Henry McKee was born in Georgia in 1883. He eventually came westward, becoming a moonshine maker. According to the “Haught Family History” by Linda Haught Ortega, “he got thrown in prison in Georgia. Then he came on to Arkansas and Missouri. Then he got word that Green Valley Sam Haught needed somebody to make whiskey for him. He came out and made whiskey for the Haughts.”

McKee’s daughter Susie married Alfred Haught, and amongst their children is the aforementioned former Gila County Recorder, Linda Haught Ortega. Information on McFarland and Mathews has not been located at this time.

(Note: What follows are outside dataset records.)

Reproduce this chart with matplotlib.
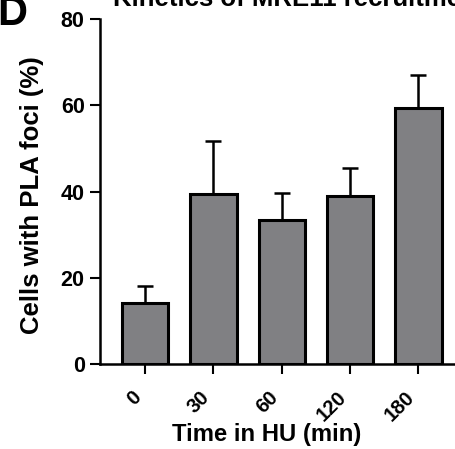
import matplotlib.pyplot as plt

plt.rcParams['font.family'] = ['Liberation Sans', 'DejaVu Sans']
plt.rcParams['font.weight'] = 'bold'

times = ['0', '30', '60', '120', '180']
means = [14.1, 39.4, 33.5, 38.9, 59.3]
errors = [4.0, 12.4, 6.2, 6.6, 7.7]

fig = plt.figure(figsize=(4.56, 4.49), dpi=100)
ax = fig.add_axes([100 / 456, 1 - 364 / 449, 356 / 456, 345 / 449])

x = list(range(len(times)))
ax.bar(x, means, width=0.68, color='#808083', edgecolor='black', linewidth=2.2,
       yerr=[[0] * len(errors), errors],
       error_kw=dict(ecolor='black', elinewidth=1.8, capsize=5.6, capthick=1.8))

ax.set_xlim(-0.66, 4.55)
ax.set_ylim(0, 80)
ax.set_yticks([0, 20, 40, 60, 80])
ax.set_xticks(x)
ax.set_xticklabels(times, rotation=45, ha='right', fontsize=14.5)

for side in ['top', 'right']:
    ax.spines[side].set_visible(False)
for side in ['left', 'bottom']:
    ax.spines[side].set_linewidth(1.8)
ax.spines['left'].set_bounds(0, 80)

ax.tick_params(axis='both', width=1.5, length=7)
ax.tick_params(axis='y', pad=4, labelsize=15.5)
ax.tick_params(axis='x', pad=10)

ax.set_ylabel('Cells with PLA foci (%)', fontsize=18.5, fontweight='bold', labelpad=12)
ax.yaxis.label.set_y(0.49)
ax.set_xlabel('Time in HU (min)', fontsize=17.2, fontweight='bold', labelpad=-1)
ax.xaxis.label.set_x(0.469)

fig.text(113 / 456, 1 - 6 / 449, 'Kinetics of MRE11 recruitment', fontsize=18.5,
         fontweight='bold', va='baseline', ha='left')
fig.text(-3 / 456, 1 - 25 / 449, 'D', fontsize=30, fontweight='bold',
         va='baseline', ha='left')

fig.savefig('out.png', dpi=100)
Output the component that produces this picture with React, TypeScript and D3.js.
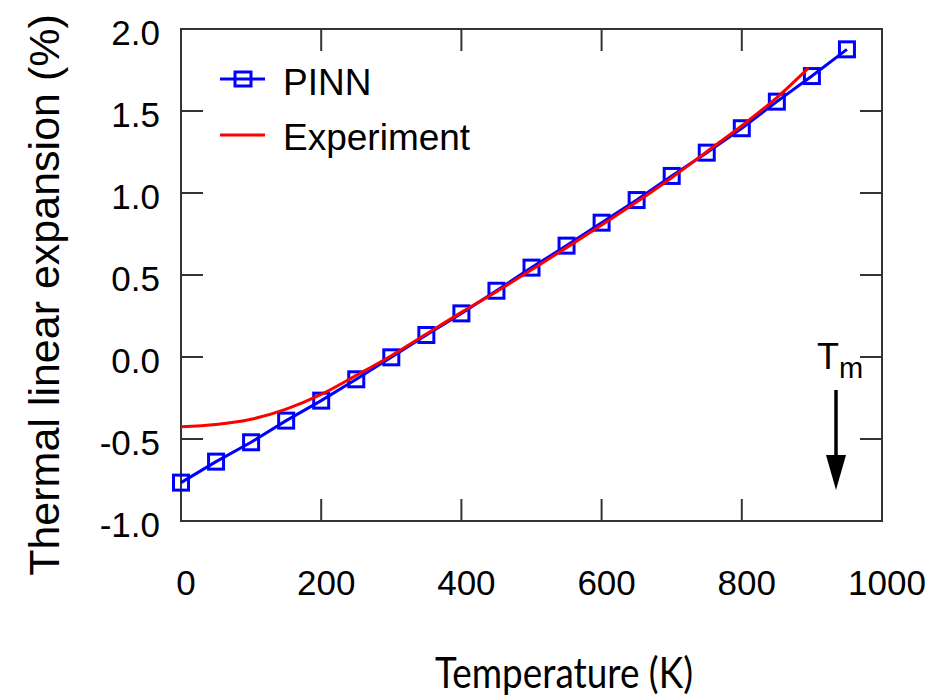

There were a number of others involved in bootlegging in the area. There was a still where the Chaparral Pines subdivision is now located. Moonshine was also made out in See Canyon by the Kiser family. The Kisers were originally from Kentucky and bought Ernest Sweat’s place near See Canyon. Stills were plentiful in the region. An Arizona Highways article titled “Whiskey Making in Arizona” quoted Vernon Haught as saying that there were 30 to 40 stills in the area. It’s important to understand that moonshine during Prohibition was a fairly common thing.

There are still plenty of stories regarding Payson area moonshine left to be told. If you know of any, please e-mail timothy@zanegrey.net.

Comments

Pat Randall 1 year, 2 months ago

I was told by my dad that my grandfather, Billy Hilligass, his father in-law was the best moonshine maker in the area. People came from California to buy it and take it home. He owned a store at the time so no one questioned why he bought so much sugar and grain.
Grandpa also owned the 16 to 1 saloon for awhile.

Ola Wilbanks owned the first legal liquor license in Payson. A grand son in-law of Olas said Stan Brown may have it.